Unlike  Magellan's official biographer Antonio Pigafetta, Oliveira was known more for his own accomplishments as a nautical encyclopedist, the first author who systematically wrote about all branches of the nautical and maritime sciences, and less about his time with Magellan. Oliveira was also a scholar of linguistics,  a Portugese historian, and an author of Civil Law. In addition he was also  an experienced seaman, soldier, diplomat, and fought against the English  as an employed soldier of the French army in 1545. The finding and publication of Oliveira's account is an important source in piecing together the puzzle and falsehoods propagated by the various edited Pigafetta interpretations of Magellan's life and death.

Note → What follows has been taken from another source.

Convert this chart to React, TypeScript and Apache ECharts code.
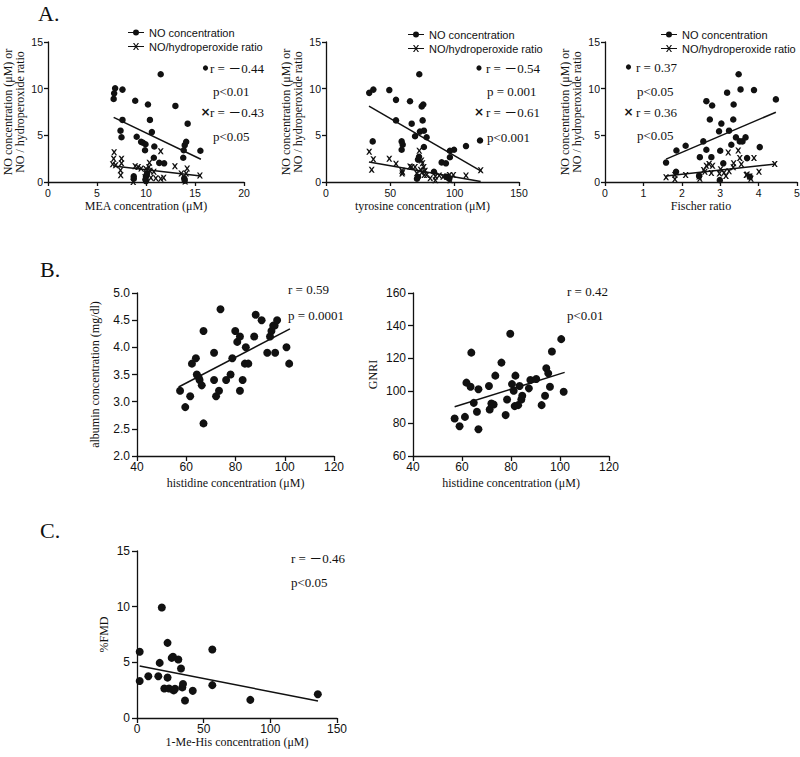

Account of the Battle of Mactan, April 27, 1521 by Fernando Oliveira:

"Magellan, undertook to do him (CiLapu Lapu) some damage or humble him, and decided to set out for that land with some armed men and make a strike in his lands, as in fact he did set out with sixty men armed with (h)arquebuses, and commenced to burn his huts and cut palm trees. At this the king took steps to defend his land with many people, and gave battle against him. However, as long as our gunpowder lasted, those of that land did not dare to close with them; but when it was used up, they surrounded us on all sides, and since they were incomparably more numerous, they prevailed, and our men were not able to defend themselves or escape, and fighting until they were exhausted, some died, and Magellan among them, who, when he was alive, did not want the king his friend to aid him with his men who were there at that time, saying that with divine favor, the Christians would be enough to conquer that whole rabble. But when he was dead the king (Humabon) rushed in and saved those many who were wounded and ordered them carried back to the ships, because he was afraid that all those other enemies of his would get together and seize them."

In summary, Oliveira's  account  supports
1.  The use of firearms as primary weapons to buy Magellan time
2.  The larger land force by Lapu Lapu
3.  That Magellan's men were aided by rival tribal  king Humabon's men in their escape which somewhat defers from Pigafetta's account that the Spaniards fought back by themselves to gain escape. 
4. Had less poetic flourish than Pigafetta's account


Oliveira's  description appears to be more tactically sound, since Lapu Lapu's men would most likely not have gone after the retreating Spaniards by wading into hostile waters inhabited by an equally  large enemy force armed and awaiting in their boats. Pigafetta somewhat supports this by a slight mention of some of Humabon's men falling to Spanish cannon fire during the retreat.

--Rafael --
Sayoc Kali
--------
---------
--------
----------


----------



## Grasshoppah

In the book _Philippine History_ updated edition by Gregorio F. Zaida on page 49, I found that King Humabon of Cebu and other chieftains submitted to Spanish sovereignty.
At dawn on April 27, 1521, Magellan invaded Mactan with an assault force of 60 steel-clad Europeans in three ships and 1,000 Cebuano warriors in 80 boats.
This makes me wonder if the Cebuano warriors were proud to use the name Eskrima and Arnis if they submitted to the Spanish. Isn't this where the name of the Filipino Martial arts name came from.
This also makes me wonder if Lapu Lapu was against the Spanish and was victorious over them, were the Cebuano warriors proud that Lapu Lapu defeated the Spanish when they were willing to watch Magellan take over Mactan.
Its also makes me wonder if Lapu Lapu would have claimed to have used Eskrima or Arnis.


----------



## Sun_Helmet

Lapu Lapu, Humabon and others didn't care what the art was called... since they never named it for the Spaniards who were the only ones taking notes.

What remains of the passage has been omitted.